▶ [Task prompt]: Copy everything in the data below exactly except the pictures.

## Start Data provided

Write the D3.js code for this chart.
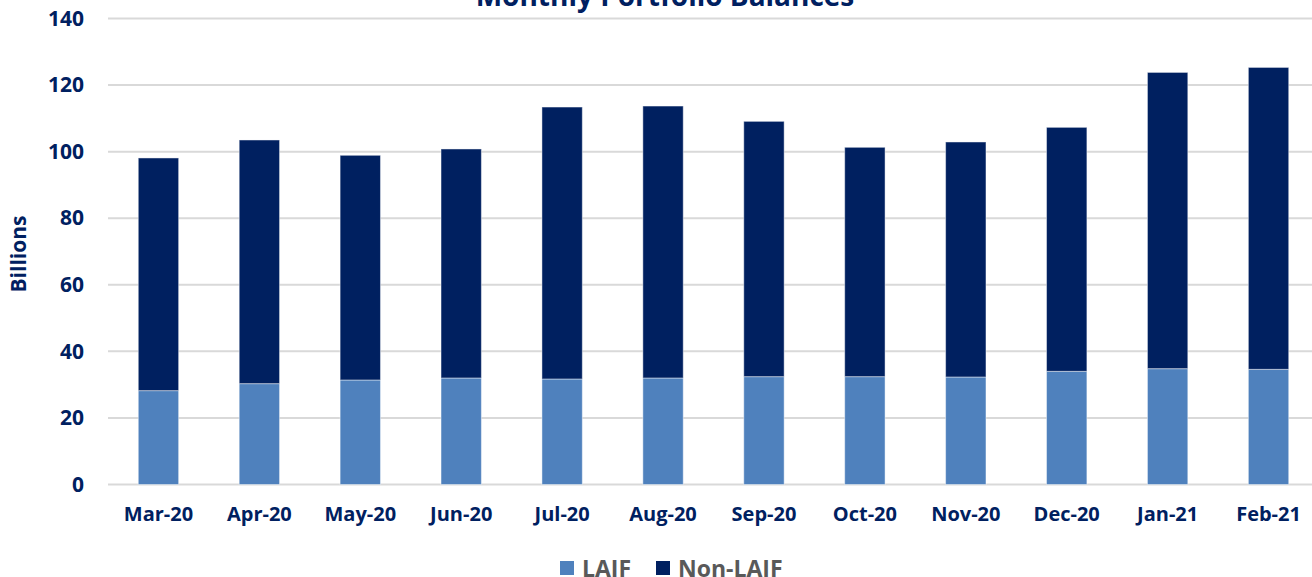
<!DOCTYPE html>
<html>
<head>
<meta charset="utf-8">
<script src="https://cdn.jsdelivr.net/npm/d3@7"></script>
<style>
  body { margin: 0; background: #fff; }
  svg text { font-family: "Open Sans", "Liberation Sans", sans-serif; font-weight: bold; }
</style>
</head>
<body>
<div id="root"></div>
<script>
const SVG_WIDTH = 1312;
const SVG_HEIGHT = 577;

const months = ['Mar-20', 'Apr-20', 'May-20', 'Jun-20', 'Jul-20', 'Aug-20', 'Sep-20', 'Oct-20', 'Nov-20', 'Dec-20', 'Jan-21', 'Feb-21'];
const laif = [28.2, 30.3, 31.4, 32.0, 31.7, 32.0, 32.4, 32.4, 32.3, 34.0, 34.8, 34.6];
const totals = [98.1, 103.5, 98.9, 100.8, 113.4, 113.7, 109.1, 101.3, 102.9, 107.3, 123.8, 125.3];
const nonLaif = totals.map((t, i) => +(t - laif[i]).toFixed(1));
const yTicks = [0, 20, 40, 60, 80, 100, 120, 140];
const seriesNames = ['LAIF', 'Non-LAIF'];
const colors = ['#4F81BD', '#002060'];

const svg = d3.select('#root')
  .append('svg')
  .attr('width', SVG_WIDTH)
  .attr('height', SVG_HEIGHT);

const x = d3.scaleBand().domain(months).range([108, 1319]).paddingInner(0.6).paddingOuter(0.3);
const y = d3.scaleLinear().domain([0, 140]).range([484.5, 18.5]);

// 网格线
svg.append('g')
  .selectAll('line')
  .data(yTicks)
  .join('line')
  .attr('x1', 108)
  .attr('x2', SVG_WIDTH)
  .attr('y1', (d) => y(d))
  .attr('y2', (d) => y(d))
  .attr('stroke', '#D9D9D9')
  .attr('stroke-width', 2);

// 堆叠
const rows = months.map((m, i) => ({ month: m, LAIF: laif[i], 'Non-LAIF': nonLaif[i] }));
const stacked = d3.stack().keys(seriesNames)(rows);

svg.append('g')
  .selectAll('g')
  .data(stacked)
  .join('g')
  .attr('fill', (d, i) => colors[i])
  .selectAll('rect')
  .data((d) => d)
  .join('rect')
  .attr('x', (d) => x(d.data.month))
  .attr('width', x.bandwidth())
  .attr('y', (d) => y(d[1]))
  .attr('height', (d) => y(d[0]) - y(d[1]))
  .attr('stroke', 'rgba(255,255,255,0.45)')
  .attr('stroke-width', 1);

// y轴
const yAxis = svg.append('g')
  .attr('transform', 'translate(108,0)')
  .call(d3.axisLeft(y).tickValues(yTicks).tickSize(0).tickPadding(24));
yAxis.select('.domain').remove();
yAxis.selectAll('text')
  .attr('fill', '#002060')
  .style('font-size', '21px');

// x轴
const xAxis = svg.append('g')
  .attr('transform', 'translate(0,484.5)')
  .call(d3.axisBottom(x).tickSize(0).tickPadding(22));
xAxis.select('.domain').remove();
xAxis.selectAll('text')
  .attr('fill', '#002060')
  .style('font-size', '20px');

// 标题
svg.append('text')
  .attr('x', 665)
  .attr('y', 6)
  .attr('text-anchor', 'middle')
  .attr('fill', '#002060')
  .style('font-size', '28px')
  .text('Monthly Portfolio Balances');

svg.append('text')
  .attr('transform', 'translate(26,254) rotate(-90)')
  .attr('text-anchor', 'middle')
  .attr('fill', '#002060')
  .style('font-size', '21px')
  .text('Billions');

// 图例
const legendX = [560, 656];
const legend = svg.append('g')
  .selectAll('g')
  .data(seriesNames)
  .join('g')
  .attr('transform', (d, i) => `translate(${legendX[i]},561)`);
legend.append('rect')
  .attr('width', 14)
  .attr('height', 14)
  .attr('fill', (d, i) => colors[i]);
legend.append('text')
  .attr('x', 22)
  .attr('y', 16)
  .attr('fill', '#595959')
  .style('font-size', '23px')
  .text((d) => d);
</script>
</body>
</html>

## End Data provided

▶ [Task result]:
Write the D3.js code for this chart.
<!DOCTYPE html>
<html>
<head>
<meta charset="utf-8">
<script src="https://cdn.jsdelivr.net/npm/d3@7"></script>
<style>
  body { margin: 0; background: #fff; }
  svg text { font-family: "Open Sans", "Liberation Sans", sans-serif; font-weight: bold; }
</style>
</head>
<body>
<div id="root"></div>
<script>
const SVG_WIDTH = 1312;
const SVG_HEIGHT = 577;

const months = ['Mar-20', 'Apr-20', 'May-20', 'Jun-20', 'Jul-20', 'Aug-20', 'Sep-20', 'Oct-20', 'Nov-20', 'Dec-20', 'Jan-21', 'Feb-21'];
const laif = [28.2, 30.3, 31.4, 32.0, 31.7, 32.0, 32.4, 32.4, 32.3, 34.0, 34.8, 34.6];
const totals = [98.1, 103.5, 98.9, 100.8, 113.4, 113.7, 109.1, 101.3, 102.9, 107.3, 123.8, 125.3];
const nonLaif = totals.map((t, i) => +(t - laif[i]).toFixed(1));
const yTicks = [0, 20, 40, 60, 80, 100, 120, 140];
const seriesNames = ['LAIF', 'Non-LAIF'];
const colors = ['#4F81BD', '#002060'];

const svg = d3.select('#root')
  .append('svg')
  .attr('width', SVG_WIDTH)
  .attr('height', SVG_HEIGHT);

const x = d3.scaleBand().domain(months).range([108, 1319]).paddingInner(0.6).paddingOuter(0.3);
const y = d3.scaleLinear().domain([0, 140]).range([484.5, 18.5]);

// 网格线
svg.append('g')
  .selectAll('line')
  .data(yTicks)
  .join('line')
  .attr('x1', 108)
  .attr('x2', SVG_WIDTH)
  .attr('y1', (d) => y(d))
  .attr('y2', (d) => y(d))
  .attr('stroke', '#D9D9D9')
  .attr('stroke-width', 2);

// 堆叠
const rows = months.map((m, i) => ({ month: m, LAIF: laif[i], 'Non-LAIF': nonLaif[i] }));
const stacked = d3.stack().keys(seriesNames)(rows);

svg.append('g')
  .selectAll('g')
  .data(stacked)
  .join('g')
  .attr('fill', (d, i) => colors[i])
  .selectAll('rect')
  .data((d) => d)
  .join('rect')
  .attr('x', (d) => x(d.data.month))
  .attr('width', x.bandwidth())
  .attr('y', (d) => y(d[1]))
  .attr('height', (d) => y(d[0]) - y(d[1]))
  .attr('stroke', 'rgba(255,255,255,0.45)')
  .attr('stroke-width', 1);

// y轴
const yAxis = svg.append('g')
  .attr('transform', 'translate(108,0)')
  .call(d3.axisLeft(y).tickValues(yTicks).tickSize(0).tickPadding(24));
yAxis.select('.domain').remove();
yAxis.selectAll('text')
  .attr('fill', '#002060')
  .style('font-size', '21px');

// x轴
const xAxis = svg.append('g')
  .attr('transform', 'translate(0,484.5)')
  .call(d3.axisBottom(x).tickSize(0).tickPadding(22));
xAxis.select('.domain').remove();
xAxis.selectAll('text')
  .attr('fill', '#002060')
  .style('font-size', '20px');

// 标题
svg.append('text')
  .attr('x', 665)
  .attr('y', 6)
  .attr('text-anchor', 'middle')
  .attr('fill', '#002060')
  .style('font-size', '28px')
  .text('Monthly Portfolio Balances');

svg.append('text')
  .attr('transform', 'translate(26,254) rotate(-90)')
  .attr('text-anchor', 'middle')
  .attr('fill', '#002060')
  .style('font-size', '21px')
  .text('Billions');

// 图例
const legendX = [560, 656];
const legend = svg.append('g')
  .selectAll('g')
  .data(seriesNames)
  .join('g')
  .attr('transform', (d, i) => `translate(${legendX[i]},561)`);
legend.append('rect')
  .attr('width', 14)
  .attr('height', 14)
  .attr('fill', (d, i) => colors[i]);
legend.append('text')
  .attr('x', 22)
  .attr('y', 16)
  .attr('fill', '#595959')
  .style('font-size', '23px')
  .text((d) => d);
</script>
</body>
</html>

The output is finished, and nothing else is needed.